Dimana lanjutnya pada Pasal 22E UUD 45 dapat ditambahkan pasal baru, yakni Pasal 22 E ayat (7) yang berisi norma “Dalam hal pelaksanaan pemilihan umum sekali dalam lima tahun sebagaimana dimaksud oleh Pasal 22E ayat (1) tidak dapat dilaksanakan karena terjadinya perang, pemberontakan, gangguan keamanan yang berdampak luas, bencana alam dan wabah penyakit yang sulit diatasi, maka Majelis Permusyawaratan Rakyat berwenang untuk menunda pelaksanaan Pemilu sampai batas waktu tertentu.

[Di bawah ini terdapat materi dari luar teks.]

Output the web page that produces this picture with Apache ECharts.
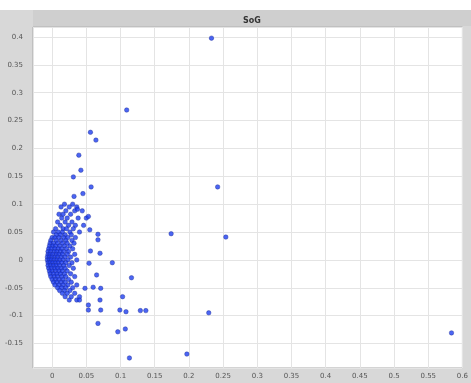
<!DOCTYPE html>
<html>
<head>
<meta charset="utf-8">
<script src="https://cdn.jsdelivr.net/npm/echarts@6/dist/echarts.min.js"></script>
<style>
  html, body { margin: 0; padding: 0; background: #ffffff; }
  #chart { width: 471px; height: 383px; }
</style>
</head>
<body>
<div id="chart"></div>
<script>
// Chart title
var chartTitle = 'SoG';

// Axis ranges and tick step
var xRange = [-0.028, 0.6];
var yRange = [-0.194, 0.418];
var tickStep = 0.05;

// Dense core of the cloud: rows of [y, x values...]
var coreRows = [
  [0.100, 0.018, 0.030],
  [0.095, 0.013, 0.025, 0.036],
  [0.088, 0.020, 0.033, 0.044],
  [0.082, 0.010, 0.016, 0.027],
  [0.075, 0.014, 0.022, 0.038, 0.050],
  [0.068, 0.008, 0.019, 0.029],
  [0.062, 0.012, 0.024, 0.034, 0.046],
  [0.056, 0.005, 0.016, 0.021, 0.031],
  [0.050, 0.002, 0.009, 0.015, 0.026, 0.040],
  [0.045, 0.006, 0.012, 0.019, 0.028],
  [0.040, 0.000, 0.004, 0.010, 0.017, 0.023, 0.034],
  [0.035, -0.002, 0.006, 0.013, 0.020, 0.029],
  [0.030, -0.003, 0.002, 0.008, 0.015, 0.022, 0.032],
  [0.025, -0.004, 0.001, 0.005, 0.011, 0.018, 0.026],
  [0.020, -0.005, -0.001, 0.004, 0.009, 0.014, 0.021, 0.030],
  [0.015, -0.006, -0.002, 0.003, 0.007, 0.012, 0.017, 0.024],
  [0.010, -0.006, -0.003, 0.001, 0.006, 0.010, 0.015, 0.022, 0.033],
  [0.005, -0.007, -0.004, 0.000, 0.004, 0.008, 0.013, 0.019, 0.027],
  [0.000, -0.007, -0.004, -0.001, 0.003, 0.007, 0.011, 0.016, 0.023, 0.036],
  [-0.005, -0.006, -0.003, 0.001, 0.005, 0.009, 0.014, 0.020, 0.029],
  [-0.010, -0.006, -0.002, 0.002, 0.006, 0.011, 0.017, 0.025],
  [-0.015, -0.005, -0.001, 0.004, 0.008, 0.013, 0.019, 0.031],
  [-0.020, -0.004, 0.000, 0.005, 0.010, 0.015, 0.022],
  [-0.025, -0.003, 0.002, 0.007, 0.012, 0.018, 0.027],
  [-0.030, -0.002, 0.003, 0.008, 0.014, 0.020, 0.033],
  [-0.035, 0.000, 0.005, 0.010, 0.016, 0.024],
  [-0.040, 0.002, 0.007, 0.013, 0.019, 0.028],
  [-0.045, 0.004, 0.010, 0.016, 0.023, 0.036],
  [-0.050, 0.008, 0.014, 0.020, 0.030],
  [-0.055, 0.011, 0.018, 0.026],
  [-0.060, 0.015, 0.022, 0.033],
  [-0.066, 0.019, 0.028, 0.040],
  [-0.072, 0.025, 0.036]
];

// Scattered points outside the core: [x, y]
var outerPoints = [
  [0.109, 0.269], [0.056, 0.229], [0.064, 0.215], [0.039, 0.188],
  [0.042, 0.161], [0.031, 0.149], [0.057, 0.131], [0.045, 0.119],
  [0.032, 0.114], [0.037, 0.091], [0.053, 0.078], [0.055, 0.054],
  [0.067, 0.046], [0.067, 0.036], [0.056, 0.016], [0.070, 0.012],
  [0.088, -0.005], [0.054, -0.006], [0.065, -0.027], [0.116, -0.032],
  [0.048, -0.051], [0.060, -0.049], [0.071, -0.051], [0.040, -0.072],
  [0.070, -0.072], [0.103, -0.066], [0.053, -0.081], [0.053, -0.090],
  [0.071, -0.090], [0.099, -0.090], [0.108, -0.093], [0.129, -0.091],
  [0.137, -0.091], [0.067, -0.114], [0.096, -0.129], [0.107, -0.124],
  [0.113, -0.176], [0.197, -0.169], [0.229, -0.095], [0.233, 0.398],
  [0.242, 0.131], [0.174, 0.047], [0.254, 0.041], [0.584, -0.131]
];

var points = [];
coreRows.forEach(function (row) {
  for (var i = 1; i < row.length; i++) points.push([row[i], row[0]]);
});
outerPoints.forEach(function (p) { points.push(p); });

var chart = echarts.init(document.getElementById('chart'), null, { renderer: 'canvas' });

var labelStyle = { fontSize: 7, color: '#555555', fontFamily: 'DejaVu Sans' };

chart.setOption({
  animation: false,
  backgroundColor: '#d8d8d8',
  graphic: [
    { type: 'rect', left: 0, top: 0, shape: { width: 471, height: 10 }, style: { fill: '#ffffff' }, z: -1 },
    { type: 'rect', left: 33, top: 10, shape: { width: 438, height: 16 }, style: { fill: '#cfcfcf' }, z: -1 }
  ],
  title: {
    text: chartTitle,
    left: 247,
    top: 12,
    textAlign: 'center',
    textStyle: { fontSize: 8, fontWeight: 'bold', color: '#333333', fontFamily: 'DejaVu Sans' }
  },
  grid: {
    left: 33, right: 5, top: 27, bottom: 15,
    show: true, backgroundColor: '#ffffff', borderColor: '#a8a8a8', borderWidth: 1
  },
  xAxis: {
    type: 'value',
    min: xRange[0], max: xRange[1],
    minInterval: tickStep, maxInterval: tickStep,
    axisLine: { show: false },
    axisTick: { show: false },
    axisLabel: Object.assign({ margin: 5, showMinLabel: false, showMaxLabel: true }, labelStyle),
    splitLine: { show: true, lineStyle: { color: '#e4e4e4', width: 1 } }
  },
  yAxis: {
    type: 'value',
    min: yRange[0], max: yRange[1],
    minInterval: tickStep, maxInterval: tickStep,
    axisLine: { show: false },
    axisTick: { show: false },
    axisLabel: Object.assign({ margin: 10, showMinLabel: false, showMaxLabel: false }, labelStyle),
    splitLine: { show: true, lineStyle: { color: '#e4e4e4', width: 1 } }
  },
  series: [{
    type: 'scatter',
    data: points,
    symbol: 'circle',
    symbolSize: 4.5,
    itemStyle: { color: '#1e3ef0', borderColor: '#1a2890', borderWidth: 0.5 }
  }]
});
</script>
</body>
</html>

Semua jabatan-jabatan kenegaraan yang pengisiannya dilakukan melalui pemilihan umum sebagaimana diatur dalam undang-undang dasar ini, untuk sementara waktu tetap menduduki jabatannya sebagai pejabat sementara sampai dengan dilaksanakannya pemilihan umum.
“Dengan penambahan 2 ayat dalam pasal 22E UUD 45 itu, maka tidak ada istilah perpanjangan masa jabatan Presiden, MPR, DPR, DPD, dan DPRD. Para anggota dari Lembaga Negara seperti MPR, DPR, DPD tersebut berubah status menjadi anggota sementara, sebelum diganti dengan anggota-anggota hasil pemilu. Status mereka sama dengan anggota KNIP di masa awal kemerdekaan, anggota DPRS di masa Demokrasi Liberal dan anggota MPRS di masa Orde Lama dan awal Orde Baru. Kedudukan Presiden Joko Widodo dan KH Ma’ruf Amin juga menjadi Pejabat Presiden dan Pejabat Wakil Presiden, sebagaimana Pejabat Presiden Suharto di awal Orde Baru,” ungkap Yusril.